Personally, I don’t think I want to view all that string/bridge/skin adjusting; it’d be kinda like watching your six-year-old have his tonsils removed. Just hand him to me when you’re done and I’ll be happiest.
I’ll write more next week when I get this new little guy playable and spruced up a bit.
Until then, I have some questions I hope you might be able to help me with:
• I need a case for my new little arrival—any suggestions?
• The tuning pegs don’t go “straight across”—the pegs for the 1 and 2 strings are offset just a little higher than their matching 3 and 4 pegs. I’m wondering if that was intentional (since I’ve seen it on other photos of SVs); do you know?
• I’m in need of a bit of hardware for the tension hooks. I have hardware for all 16 tension hooks but five of the nuts are a different shape. Perhaps the instrument was built that way (I can see a guy in the shop grabbing a handful of nuts and not checking to see that they all matched) or perhaps the originals were lost and replaced with non-matchers. If you have “extra” hardware for an SV, could you drop me an e-mail?

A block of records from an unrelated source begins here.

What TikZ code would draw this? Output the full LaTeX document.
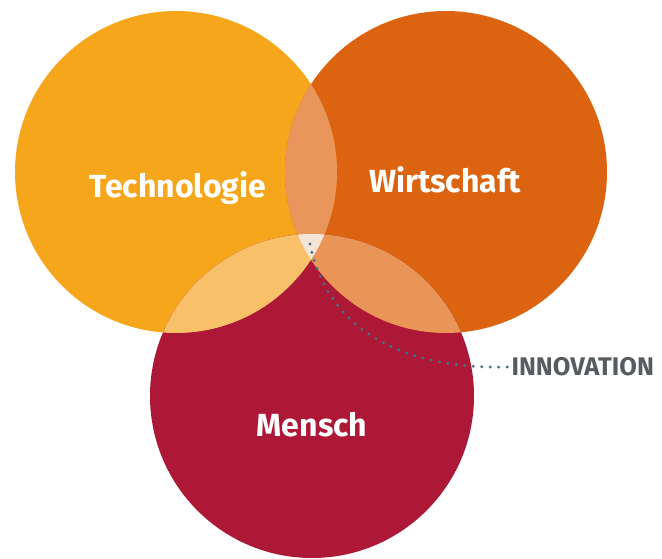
\documentclass[tikz,border=0pt]{standalone}
\usepackage{fontspec}
\setmainfont{Fira Sans}
\usepackage{xcolor}
\usepackage{tikz}
\usetikzlibrary{positioning}

\definecolor{techcol}{HTML}{F5A61B}
\definecolor{wirtcol}{HTML}{DC6410}
\definecolor{menschcol}{HTML}{AD1837}
\definecolor{techwirt}{HTML}{E9965C}
\definecolor{techmensch}{HTML}{F8C169}
\definecolor{wirtmensch}{HTML}{E99558}
\definecolor{allcol}{HTML}{F5E5D8}
\definecolor{dotcol}{HTML}{3D7682}
\definecolor{labelgray}{HTML}{575C60}

\tikzset{
  circlabel/.style={text=white, font=\fontsize{32}{36}\selectfont\bfseries, anchor=base},
  sidelabel/.style={text=labelgray, font=\fontsize{25.5}{30}\selectfont\bfseries, anchor=west},
  dotline/.style={dotcol, line width=3.2pt, line cap=round, dash pattern=on 0pt off 8.5pt}
}

\begin{document}
\begin{tikzpicture}[x=1pt,y=-1pt]
\useasboundingbox (0,0) rectangle (662,559);
% circles
\fill[techcol] (176,172) circle (161);
\fill[wirtcol] (446,172) circle (161);
\fill[menschcol] (312,396) circle (162);
% overlaps
\begin{scope}
\clip (176,172) circle (161);
\fill[techwirt] (446,172) circle (161);
\fill[techmensch] (312,396) circle (162);
\end{scope}
\begin{scope}
\clip (446,172) circle (161);
\fill[wirtmensch] (312,396) circle (162);
\end{scope}
\begin{scope}
\clip (176,172) circle (161);
\clip (446,172) circle (161);
\fill[allcol] (312,396) circle (162);
\end{scope}
% labels
\node[circlabel] (tech) at (178,197) {Technologie};
\node[circlabel] (wirt) at (445,193) {Wirtschaft};
\node[circlabel] (mensch) at (312,436) {Mensch};
\coordinate (kern) at (310,244);
\node[sidelabel] (innov) at (508,367) {INNOVATION};
\draw[dotline] (kern) .. controls (325,320) and (390,370) .. (innov.west);
\end{tikzpicture}
\end{document}
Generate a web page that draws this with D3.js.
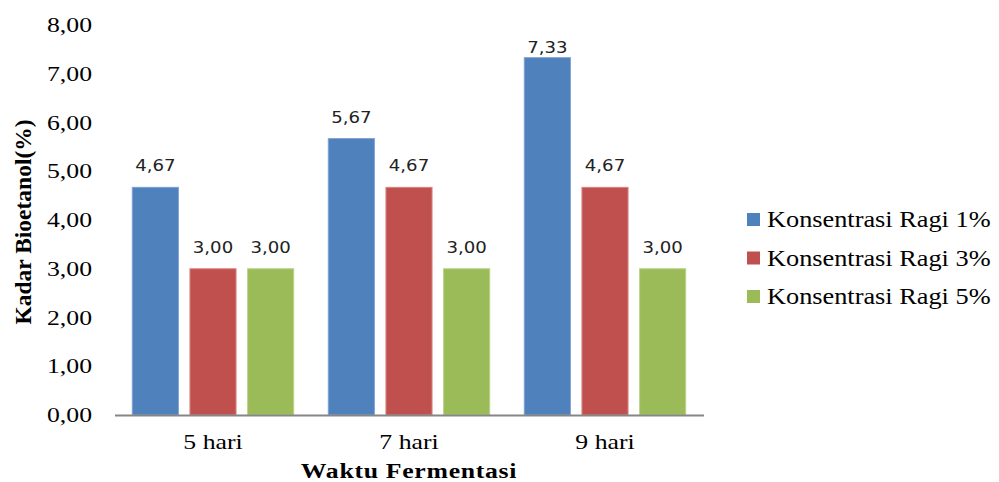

Above, circled in green, is the original owner of the banjolele, my Uncle Harry’s mother, Katherine (Quigley) Weaver. This photo was taken in the mid-60s and, while Katie is playing ukulele, it’s a standard ukulele, not a banjo version. Beside her, on a full-sized banjo (and with a harmonica) is her brother. Another relative is on the colorful toy drum set and my “cousin,” Kathy, was happy to join in on the accordian. Imagine the sounds coming from the living room that day!